Les arguments de monsieur Duprey vont peut-être rejoindre ceux de la grande industrie d’ici peu. Au Lac-Saint-Jean, la multinationale québécoise Abitibi-Consolidated (le plus gros producteur de papier au monde) s’est associée avec un groupe écologiste du coin dans la production expérimentale de chanvre à fibres, afin d’en tester l’efficacité dans la production de papier, sous très haute surveillance policière et gouvernementale. Des études préalables ont déjà démontré qu’un hectare de chanvre produit 20 % plus de papier qu’un hectare d’épinettes noires. Et cela, à des coûts de récolte et environnementaux moins élevés. «Le Bloc Pot fera pression pour que les exigences gouvernementales démesurées pour la culture du chanvre soient réduites considérablement», annonce Marc St-Maurice.
Plus légitime que Lulu?
A l’heure actuelle, le Bloc Pot est une patente essentiellement montréalaise, urbaine. Deux candidats seulement viennent de l’extérieur de la région métropolitaine. «La priorité des prochains mois sera de trouver des candidats dans chacune des 125 circonscriptions.»

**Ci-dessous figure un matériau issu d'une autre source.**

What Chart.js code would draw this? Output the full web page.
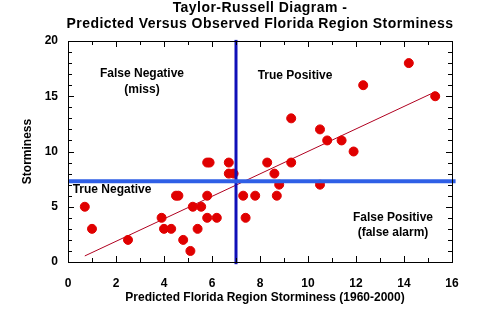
<!DOCTYPE html>
<html>
<head>
<meta charset="utf-8">
<script src="https://cdn.jsdelivr.net/npm/chart.js@4.4.1/dist/chart.umd.min.js"></script>
<style>
  html, body { margin: 0; padding: 0; background: #fff; }
  #wrap { width: 493px; height: 325px; }
</style>
</head>
<body>
<div id="wrap"><canvas id="grafico" width="493" height="325"></canvas></div>
<script>
// Valores
const previsto = [0.7, 1.0, 2.5, 3.9, 4.0, 4.3, 4.5, 4.6, 4.8, 5.1, 5.2, 5.55, 5.4, 5.8, 5.8, 6.2, 5.8, 5.9, 6.7, 6.7, 6.9, 7.3, 7.4, 7.8, 8.3, 8.6, 8.8, 8.7, 9.3, 9.3, 10.5, 10.5, 10.8, 11.4, 11.9, 12.3, 14.2, 15.3];
const observado = [5, 3, 2, 4, 3, 3, 6, 6, 2, 1, 5, 5, 3, 6, 4, 4, 9, 9, 9, 8, 8, 6, 4, 6, 9, 8, 7, 6, 13, 9, 12, 7, 11, 11, 10, 16, 18, 15];
const regressao = [[0.7, 0.55], [15.3, 15.4]];
const limiarPrevisto = 7.0;
const limiarObservado = 7.3;
const ticksX = [0, 2, 4, 6, 8, 10, 12, 14, 16];
const ticksY = [0, 5, 10, 15, 20];

const fonte = '"Liberation Sans", Arial, sans-serif';

const pontos = previsto.map((x, i) => ({ x: x, y: observado[i] }));

// Título, rótulos dos quadrantes, moldura e marcas internas
const extras = {
  id: "extras",
  afterDraw(chart) {
    const ctx = chart.ctx;
    const a = chart.chartArea;
    const sx = chart.scales.x;
    const sy = chart.scales.y;
    ctx.save();
    ctx.fillStyle = "#000";
    ctx.textAlign = "center";
    ctx.textBaseline = "middle";
    const cx = (a.left + a.right) / 2;
    ctx.font = "bold 14px " + fonte;
    ctx.letterSpacing = "0.45px";
    ctx.fillText("Taylor-Russell Diagram -", cx, 8);
    ctx.fillText("Predicted Versus Observed Florida Region Storminess", cx, 24);
    ctx.letterSpacing = "0px";

    ctx.font = "bold 12px " + fonte;
    ctx.fillText("False Negative", 142, 74);
    ctx.fillText("(miss)", 142, 90);
    ctx.fillText("True Positive", 295, 76);
    ctx.fillText("True Negative", 112, 190);
    ctx.fillText("False Positive", 393, 218);
    ctx.fillText("(false alarm)", 393, 233);

    // título do eixo x (um pouco à direita do centro, como no original)
    ctx.fillText("Predicted Florida Region Storminess (1960-2000)", 265, 298);

    // moldura
    ctx.strokeStyle = "#000";
    ctx.lineWidth = 1;
    ctx.strokeRect(a.left + 0.5, a.top + 0.5, a.right - a.left, a.bottom - a.top);

    // marcas internas
    ctx.beginPath();
    for (let v = 0; v <= 16; v++) {
      const px = Math.round(sx.getPixelForValue(v)) + 0.5;
      const len = v % 2 === 0 ? 6 : 4;
      ctx.moveTo(px, a.bottom); ctx.lineTo(px, a.bottom - len);
      ctx.moveTo(px, a.top); ctx.lineTo(px, a.top + len);
    }
    for (let v = 0; v <= 20; v++) {
      const py = Math.round(sy.getPixelForValue(v)) + 0.5;
      const len = v % 5 === 0 ? 6 : 4;
      ctx.moveTo(a.left, py); ctx.lineTo(a.left + len, py);
      ctx.moveTo(a.right, py); ctx.lineTo(a.right - len, py);
    }
    ctx.stroke();
    ctx.restore();
  }
};

const ctx = document.getElementById("grafico").getContext("2d");
new Chart(ctx, {
  type: "scatter",
  data: {
    datasets: [
      {
        data: [{ x: 0, y: limiarObservado }, { x: 16.15, y: limiarObservado }],
        showLine: true,
        borderColor: "#2f5fe6",
        borderWidth: 4,
        pointRadius: 0,
        clip: false,
        order: 1
      },
      {
        data: [{ x: limiarPrevisto, y: -0.2 }, { x: limiarPrevisto, y: 20.1 }],
        showLine: true,
        borderColor: "#1010b8",
        borderWidth: 3,
        pointRadius: 0,
        clip: false,
        order: 1
      },
      {
        data: pontos,
        backgroundColor: "#e00000",
        borderColor: "#e00000",
        borderWidth: 1,
        pointRadius: 4.5,
        order: 2
      },
      {
        data: regressao.map(p => ({ x: p[0], y: p[1] })),
        showLine: true,
        borderColor: "#b00020",
        borderWidth: 1,
        pointRadius: 0,
        order: 3
      }
    ]
  },
  options: {
    responsive: false,
    animation: false,
    layout: { padding: { left: 0, right: 41, top: 41, bottom: 0 } },
    plugins: {
      legend: { display: false },
      tooltip: { enabled: false }
    },
    scales: {
      x: {
        type: "linear",
        min: 0,
        max: 16,
        afterBuildTicks: s => { s.ticks = ticksX.map(v => ({ value: v })); },
        afterFit: s => { s.height = 63; },
        grid: { display: false, drawTicks: false },
        border: { display: false },
        ticks: { color: "#000", padding: 14, font: { family: fonte, size: 12, weight: "bold" } }
      },
      y: {
        type: "linear",
        min: 0,
        max: 20,
        afterBuildTicks: s => { s.ticks = ticksY.map(v => ({ value: v })); },
        afterFit: s => { s.width = 68; },
        grid: { display: false, drawTicks: false },
        border: { display: false },
        ticks: { color: "#000", padding: 10, font: { family: fonte, size: 12, weight: "bold" } },
        title: {
          display: true,
          text: "Storminess",
          color: "#000",
          font: { family: fonte, size: 12, weight: "bold" },
          padding: { top: 20, bottom: 0 }
        }
      }
    }
  },
  plugins: [extras]
});
</script>
</body>
</html>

Le Bloc Pot est un microparti – à peine deux cents et quelques membres -, mais il n’est pas marginal. Contrairement à d’autres partis provinciaux de la même taille – les marxistes-léninistes, le Parti abolitionniste (qui prône l’abolition des intérêts sur l’argent!) ou le Parti réformiste -, les «décriministes» reposent sur un large soutien populaire de leur programme.
En effet, différents sondages montrent qu’entre 50 et 70 % des Canadiens appuient la décriminalisation du pot. Il existe un autre «Bloc», lui aussi voué à une seule cause, la souveraineté, qui détient la majorité des sièges fédéraux au Québec, alors que son objectif ne séduit même pas la moitié de la population du Québec.
Bref, le Bloc Pot, à défaut d’avoir la capacité de faire élire un député, peut se vanter d’avoir plus de légitimité populaire que le parti fondé par Lucien Bouchard.